En Colombie, un "chemin sonore" pour aveugles pour observer les oiseaux à l'ouïe
Publié le - par LeBlob.fr, avec l'AFP
Aveugle depuis l’âge de trois ans, Juan Gabriel Soto est désormais capable de reconnaître les oiseaux qui peuplent les riches forêts du sud-ouest de la Colombie.
Avec six autres aveugles qui se tiennent à une corde, Juan Gabriel, 39 ans, marche le long d’un sentier d’observation de 400 mètres dans la campagne proche de la ville de Cali (sud-ouest).
Un guide audio leur apprend à reconnaître les sons des oiseaux qu’ils entendent en chemin.
« C’est une façon de voir les oiseaux avec nos oreilles (…) de les sentir », explique Juan Gabriel, qui a perdu la vue à cause d’un coup à la tête dans son enfance.
« On apprend petit à petit parce qu’il y a vraiment beaucoup d’espèces et beaucoup de sons différents », ajoute-t-il, après avoir effectué la promenade guidée pour la troisième fois.
Au premier tour, il n’a identifié aucun oiseau, mais avec le temps, il a « appris » à distinguer les chants du colibri, du coq de bruyère, du tangara et de l’épervier.
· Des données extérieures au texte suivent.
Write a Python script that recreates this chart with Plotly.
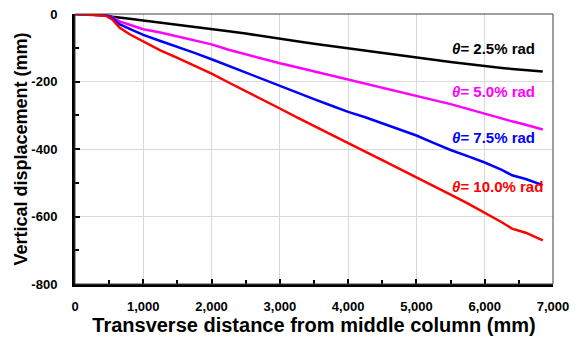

« Il y a des oiseaux qui produisent de cinq à huit sons. Apprendre à les identifier, à développer ce sens est une tâche qui n’est pas facile », explique Stiven Santander, 29 ans, aveugle lui aussi, qui marche sur le chemin en suivant la corde.
Avec quelque 1 900 espèces d’oiseaux recensées, la Colombie est le pays qui compte la plus grande diversité d’oiseaux au monde, selon l’Institut Humboldt.
Avant d’emprunter le sentier forestier, les marcheurs manipulent les maquettes en plastique de quelques-uns des oiseaux qu’ils vont écouter.
Attirés par de petites assiettes de nourriture, les vrais oiseaux colorés, en chair et en plumes, se perchent de part et d’autre du sentier.
Selon l’ONG Rio Cali, qui soutient l’initiative, il existe plus de dix sentiers pédagogiques de ce type autour de la troisième plus grande ville de Colombie.
L’initiative vise les « 7,1 % de la population (locale) qui ont un handicap visuel », explique Herman Bolaños, de la Corporation autonome régionale de la Vallée del Cauca (CVC), l’organisme public qui soutient ce projet de « tourisme inclusif ».
Pour Juan Gabriel, la tournée offre également la possibilité « d’être sur le sentier de manière autonome, de marcher seul » en forêt. « C’est la première fois que j’en fais l’expérience », raconte-t-il avec enthousiasme.
« Loin de la ville, où il y a tant de bruit, tant de pollution, vous pouvez vous vider la tête », renchérit Stiven.
Selon l’ONG Rio Cali, ce « chemin sonore » est le premier du genre en Amérique du Sud et s’inspire de l’histoire de Juan Pablo Culasso, un Uruguayen aveugle célèbre pour sa capacité à distinguer les chants de plus de 3 000 oiseaux.
« Toutes les personnes malvoyantes ont le droit et le devoir de venir profiter de cet espace », conclut Juan Gabriel, un sourire jusqu’aux oreilles.